Data section:
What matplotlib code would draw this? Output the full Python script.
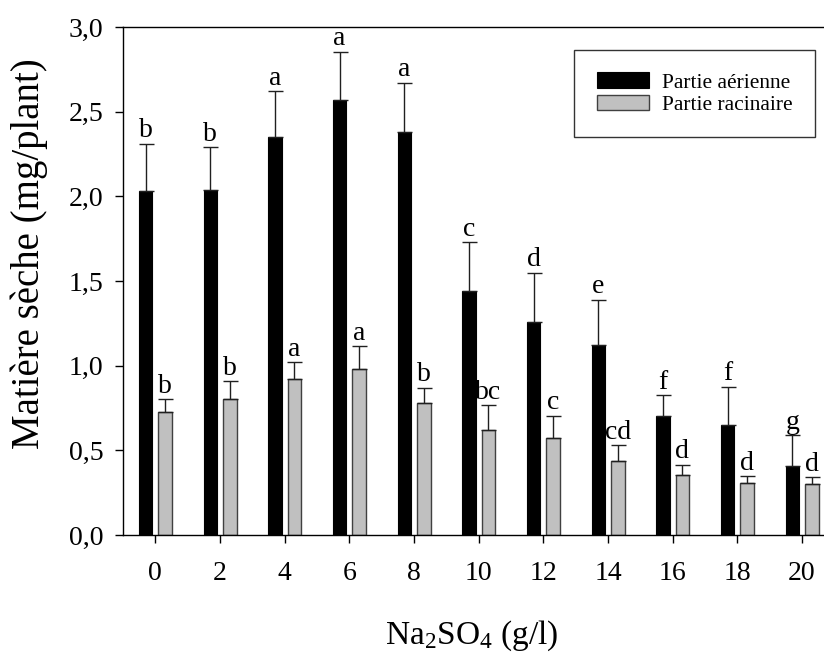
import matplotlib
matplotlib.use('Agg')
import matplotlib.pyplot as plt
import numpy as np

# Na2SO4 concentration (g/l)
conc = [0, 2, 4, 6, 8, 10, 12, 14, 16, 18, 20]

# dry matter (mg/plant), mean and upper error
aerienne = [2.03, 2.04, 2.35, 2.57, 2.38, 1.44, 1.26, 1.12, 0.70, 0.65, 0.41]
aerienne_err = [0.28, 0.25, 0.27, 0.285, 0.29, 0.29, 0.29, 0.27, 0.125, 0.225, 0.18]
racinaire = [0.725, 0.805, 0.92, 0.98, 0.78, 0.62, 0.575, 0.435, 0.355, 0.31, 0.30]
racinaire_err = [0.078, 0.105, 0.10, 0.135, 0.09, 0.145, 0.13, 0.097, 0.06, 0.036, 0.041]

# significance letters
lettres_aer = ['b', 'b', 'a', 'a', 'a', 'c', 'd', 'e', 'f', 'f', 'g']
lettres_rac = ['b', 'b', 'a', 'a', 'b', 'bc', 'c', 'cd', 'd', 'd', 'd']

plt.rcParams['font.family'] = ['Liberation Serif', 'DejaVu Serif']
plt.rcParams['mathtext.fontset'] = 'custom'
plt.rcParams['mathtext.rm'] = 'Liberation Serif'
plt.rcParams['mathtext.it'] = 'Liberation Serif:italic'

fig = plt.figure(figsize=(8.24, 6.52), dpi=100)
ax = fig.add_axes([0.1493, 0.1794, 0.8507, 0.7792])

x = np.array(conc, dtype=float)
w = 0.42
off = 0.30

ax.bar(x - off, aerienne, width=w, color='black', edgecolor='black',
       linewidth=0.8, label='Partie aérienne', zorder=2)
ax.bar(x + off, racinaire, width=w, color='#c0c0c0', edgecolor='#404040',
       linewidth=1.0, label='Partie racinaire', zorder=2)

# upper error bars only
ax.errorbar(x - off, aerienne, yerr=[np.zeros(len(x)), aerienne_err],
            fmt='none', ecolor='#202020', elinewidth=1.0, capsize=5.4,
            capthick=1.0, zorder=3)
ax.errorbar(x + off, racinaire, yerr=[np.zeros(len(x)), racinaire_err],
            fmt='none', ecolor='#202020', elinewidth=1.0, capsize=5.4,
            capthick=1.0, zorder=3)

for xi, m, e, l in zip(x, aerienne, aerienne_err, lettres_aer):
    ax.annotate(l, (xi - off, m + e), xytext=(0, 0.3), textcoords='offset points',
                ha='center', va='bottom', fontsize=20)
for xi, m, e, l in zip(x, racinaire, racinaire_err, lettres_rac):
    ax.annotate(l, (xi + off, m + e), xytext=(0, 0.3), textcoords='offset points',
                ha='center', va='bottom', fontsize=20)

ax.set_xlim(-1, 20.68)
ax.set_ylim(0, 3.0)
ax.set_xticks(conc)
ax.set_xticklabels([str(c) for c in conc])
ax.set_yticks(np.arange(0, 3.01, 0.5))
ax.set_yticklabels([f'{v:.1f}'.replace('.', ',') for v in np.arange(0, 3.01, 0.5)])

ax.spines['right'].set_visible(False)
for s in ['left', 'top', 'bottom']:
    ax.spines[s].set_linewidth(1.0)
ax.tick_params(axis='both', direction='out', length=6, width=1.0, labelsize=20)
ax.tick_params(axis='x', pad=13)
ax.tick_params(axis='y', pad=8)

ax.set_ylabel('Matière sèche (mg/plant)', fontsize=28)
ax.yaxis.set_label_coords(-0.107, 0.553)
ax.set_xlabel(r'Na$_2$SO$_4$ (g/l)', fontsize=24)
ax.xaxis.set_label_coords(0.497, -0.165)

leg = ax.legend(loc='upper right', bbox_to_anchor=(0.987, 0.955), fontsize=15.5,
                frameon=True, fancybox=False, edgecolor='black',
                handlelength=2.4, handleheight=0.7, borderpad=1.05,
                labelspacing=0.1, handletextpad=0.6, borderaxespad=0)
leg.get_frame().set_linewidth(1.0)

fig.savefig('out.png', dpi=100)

Task statement:
Repeat the full listing above exactly, with no pictures in the copy.

Worked solution:
What matplotlib code would draw this? Output the full Python script.
import matplotlib
matplotlib.use('Agg')
import matplotlib.pyplot as plt
import numpy as np

# Na2SO4 concentration (g/l)
conc = [0, 2, 4, 6, 8, 10, 12, 14, 16, 18, 20]

# dry matter (mg/plant), mean and upper error
aerienne = [2.03, 2.04, 2.35, 2.57, 2.38, 1.44, 1.26, 1.12, 0.70, 0.65, 0.41]
aerienne_err = [0.28, 0.25, 0.27, 0.285, 0.29, 0.29, 0.29, 0.27, 0.125, 0.225, 0.18]
racinaire = [0.725, 0.805, 0.92, 0.98, 0.78, 0.62, 0.575, 0.435, 0.355, 0.31, 0.30]
racinaire_err = [0.078, 0.105, 0.10, 0.135, 0.09, 0.145, 0.13, 0.097, 0.06, 0.036, 0.041]

# significance letters
lettres_aer = ['b', 'b', 'a', 'a', 'a', 'c', 'd', 'e', 'f', 'f', 'g']
lettres_rac = ['b', 'b', 'a', 'a', 'b', 'bc', 'c', 'cd', 'd', 'd', 'd']

plt.rcParams['font.family'] = ['Liberation Serif', 'DejaVu Serif']
plt.rcParams['mathtext.fontset'] = 'custom'
plt.rcParams['mathtext.rm'] = 'Liberation Serif'
plt.rcParams['mathtext.it'] = 'Liberation Serif:italic'

fig = plt.figure(figsize=(8.24, 6.52), dpi=100)
ax = fig.add_axes([0.1493, 0.1794, 0.8507, 0.7792])

x = np.array(conc, dtype=float)
w = 0.42
off = 0.30

ax.bar(x - off, aerienne, width=w, color='black', edgecolor='black',
       linewidth=0.8, label='Partie aérienne', zorder=2)
ax.bar(x + off, racinaire, width=w, color='#c0c0c0', edgecolor='#404040',
       linewidth=1.0, label='Partie racinaire', zorder=2)

# upper error bars only
ax.errorbar(x - off, aerienne, yerr=[np.zeros(len(x)), aerienne_err],
            fmt='none', ecolor='#202020', elinewidth=1.0, capsize=5.4,
            capthick=1.0, zorder=3)
ax.errorbar(x + off, racinaire, yerr=[np.zeros(len(x)), racinaire_err],
            fmt='none', ecolor='#202020', elinewidth=1.0, capsize=5.4,
            capthick=1.0, zorder=3)

for xi, m, e, l in zip(x, aerienne, aerienne_err, lettres_aer):
    ax.annotate(l, (xi - off, m + e), xytext=(0, 0.3), textcoords='offset points',
                ha='center', va='bottom', fontsize=20)
for xi, m, e, l in zip(x, racinaire, racinaire_err, lettres_rac):
    ax.annotate(l, (xi + off, m + e), xytext=(0, 0.3), textcoords='offset points',
                ha='center', va='bottom', fontsize=20)

ax.set_xlim(-1, 20.68)
ax.set_ylim(0, 3.0)
ax.set_xticks(conc)
ax.set_xticklabels([str(c) for c in conc])
ax.set_yticks(np.arange(0, 3.01, 0.5))
ax.set_yticklabels([f'{v:.1f}'.replace('.', ',') for v in np.arange(0, 3.01, 0.5)])

ax.spines['right'].set_visible(False)
for s in ['left', 'top', 'bottom']:
    ax.spines[s].set_linewidth(1.0)
ax.tick_params(axis='both', direction='out', length=6, width=1.0, labelsize=20)
ax.tick_params(axis='x', pad=13)
ax.tick_params(axis='y', pad=8)

ax.set_ylabel('Matière sèche (mg/plant)', fontsize=28)
ax.yaxis.set_label_coords(-0.107, 0.553)
ax.set_xlabel(r'Na$_2$SO$_4$ (g/l)', fontsize=24)
ax.xaxis.set_label_coords(0.497, -0.165)

leg = ax.legend(loc='upper right', bbox_to_anchor=(0.987, 0.955), fontsize=15.5,
                frameon=True, fancybox=False, edgecolor='black',
                handlelength=2.4, handleheight=0.7, borderpad=1.05,
                labelspacing=0.1, handletextpad=0.6, borderaxespad=0)
leg.get_frame().set_linewidth(1.0)

fig.savefig('out.png', dpi=100)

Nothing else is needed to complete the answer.